Every Lebanese Christian must realise that any attempt to weaken the Druze community is an attempt to weaken the Christian community. If the goal is to get into the controversies and complexities of the Mountain War and of the east of Sidon, which ended with the displacement of Christians from several regions in 1983 and 1984, then what this means is that some parties are seeking to start a game that is useless to Lebanon.
Part of the blame for those wars lay with the Christian militias that invaded the Druze mountain at a time when the Israelis were still in Lebanon. The other part lies with the Druze side that chose to take revenge indiscriminately by targeting every Christian in the region.
After all, what benefit there is for the Lebanese Christians to have a weakened Druze community in Lebanon? What benefit could the Christians hope to achieve by reclaiming their so-called spoiled rights by relying on Hezbollah? The Sunnis before them, as well as the Druze, had tried to achieve certain gains in Lebanon by relying on the Palestinian weapons and we all know the results of that.
The wise thing to do is learn from previous mistakes. Perhaps the major lesson to be learnt is that Lebanon’s main problem is Hezbollah and its weapons that are daily targeting institutions of the Lebanese state.
We know Jumblatt is not a saint. He has made many mistakes and will continue to make others because of his situation and the situation of his community in Lebanon and in Syria does not look rosy at all.
It is also undeniable that a giant political scam is being perpetrated in Lebanon by political midgets who do not want to understand two things.
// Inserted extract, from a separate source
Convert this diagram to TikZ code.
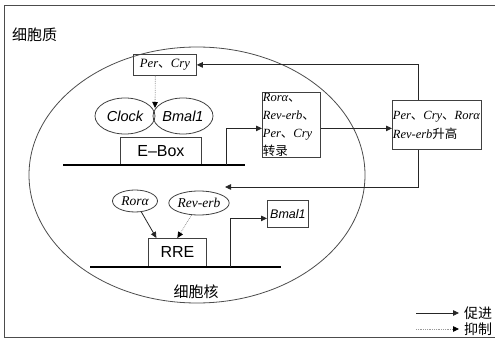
\documentclass[tikz,border=0pt]{standalone}
\usepackage{fontspec}
\setmainfont{Liberation Serif}
\setsansfont{Liberation Sans}
\newfontfamily\cjk{Noto Sans CJK SC}
\usetikzlibrary{arrows.meta,shapes.geometric}
\newcommand{\dn}{{\upshape\cjk 、}}
\begin{document}
\begin{tikzpicture}[x=1pt,y=-1pt,
  box/.style={draw=black!75, line width=0.8pt, inner sep=1pt},
  oval/.style={draw=black!75, line width=0.8pt, ellipse, inner sep=0pt},
  prom/.style={draw=black!85, line width=0.8pt, -{Triangle[length=6pt,width=5.5pt]}},
  inhib/.style={draw=black!40, line width=0.8pt, densely dotted, -{Triangle[length=6pt,width=5.5pt,color=black]}},
  dna/.style={line width=2.6pt, black},
  it/.style={font=\fontsize{12.7}{14}\selectfont\itshape},
  sit/.style={font=\fontsize{14.5}{16}\selectfont\sffamily\itshape},
  lab/.style={font=\fontsize{15}{17}\selectfont\cjk}]
\useasboundingbox (0,0) rectangle (495,344);
% frame
\draw[black!70, line width=0.9pt] (497,5) -- (4,5) -- (4,337) -- (497,337);
% nucleus
\draw[black!70, line width=0.8pt] (197,175) ellipse [x radius=168pt, y radius=128pt];
\node[lab, anchor=west, inner sep=0pt] (cyto) at (12,35) {细胞质};
\node[lab] (nuc) at (196,292) {细胞核};

% top half
\node[box, it, minimum width=63, minimum height=21, anchor=north west] (perbox) at (133,54) {Per\dn Cry};
\node[oval, sit, minimum width=60, minimum height=36] (clock) at (125,116) {Clock};
\node[oval, sit, minimum width=60, minimum height=36] (bmal) at (183,116) {Bmal1};
\node[box, font=\fontsize{16}{18}\selectfont\sffamily, minimum width=81, minimum height=27, anchor=north west] (ebox) at (120,137) {E–Box};
\coordinate (d1a) at (63,165);
\coordinate (d1b) at (245,165);
\draw[dna] (d1a) -- (d1b);
\coordinate (e1) at (226,165);

\node[box, font=\fontsize{12.5}{18}\selectfont\itshape, minimum width=57, minimum height=65, text width=57, align=left, inner sep=0.5pt, anchor=north west] (trbox) at (262,92)
  {Rorα\dn\\Rev-erb\dn\\Per\dn Cry\\{\upshape\cjk 转录}};
\node[box, font=\fontsize{12.5}{19}\selectfont\itshape, minimum width=88, minimum height=49, text width=88, align=left, inner sep=0.5pt, anchor=north west] (upbox) at (392,100)
  {Per\dn Cry\dn Rorα\\Rev-erb{\upshape\cjk 升高}};

\draw[prom] (e1) |- ([yshift=-3.5pt]trbox.west);
\draw[prom] ([yshift=-3.5pt]trbox.east) -- ([yshift=-3.5pt]trbox.east -| upbox.west);
\draw[prom] ([xshift=-19pt]upbox.north) |- (perbox.east);
\coordinate (fb) at (225,187);
\draw[prom] ([xshift=-19pt]upbox.south) |- (fb);
\coordinate (junc) at (155,108);
\draw[inhib] ([xshift=-9.5pt]perbox.south) -- (junc);

% bottom half
\node[oval, font=\fontsize{13.5}{15}\selectfont\itshape, minimum width=45, minimum height=22] (rora) at (135,201) {Rorα};
\node[oval, font=\fontsize{13.5}{15}\selectfont\itshape, minimum width=58, minimum height=24] (reverb) at (199,203) {Rev-erb};
\node[box, font=\fontsize{16}{18}\selectfont\sffamily, minimum width=58, minimum height=28, anchor=north west] (rre) at (148,238) {RRE};
\coordinate (d2a) at (90,267);
\coordinate (d2b) at (281,267);
\draw[dna] (d2a) -- (d2b);
\coordinate (e2) at (230,267);
\node[box, font=\fontsize{12.5}{14}\selectfont\sffamily\itshape, minimum width=41, minimum height=27, anchor=north west] (bmalbox) at (267,200) {Bmal1};
\draw[prom] (rora) -- ([xshift=-21pt]rre.north);
\draw[inhib] (reverb) -- (rre.north);
\draw[prom] (e2) |- ([yshift=-4.5pt]bmalbox.west);

% legend
\coordinate (l1a) at (416,313);
\coordinate (l2a) at (416,329);
\node[font=\fontsize{14}{16}\selectfont\cjk, anchor=west, inner sep=0pt] (lp) at (464,313) {促进};
\node[font=\fontsize{14}{16}\selectfont\cjk, anchor=west, inner sep=0pt] (li) at (464,329) {抑制};
\draw[prom] (l1a) -- ([xshift=-5pt]lp.west);
\draw[inhib] (l2a) -- ([xshift=-5pt]li.west);
\end{tikzpicture}
\end{document}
The first is that most of the Druze — and it is a big majority — support Jumblatt regardless of his qualities or shortcomings.
The second is that those who intercepted Bassil’s motorcade in the Druze mountain are mostly young people whom Jumblatt has no control over. These youth were expressing the mood prevailing among the Druze community and this mood exists regardless of whether or not it is endorsed by Jumblatt.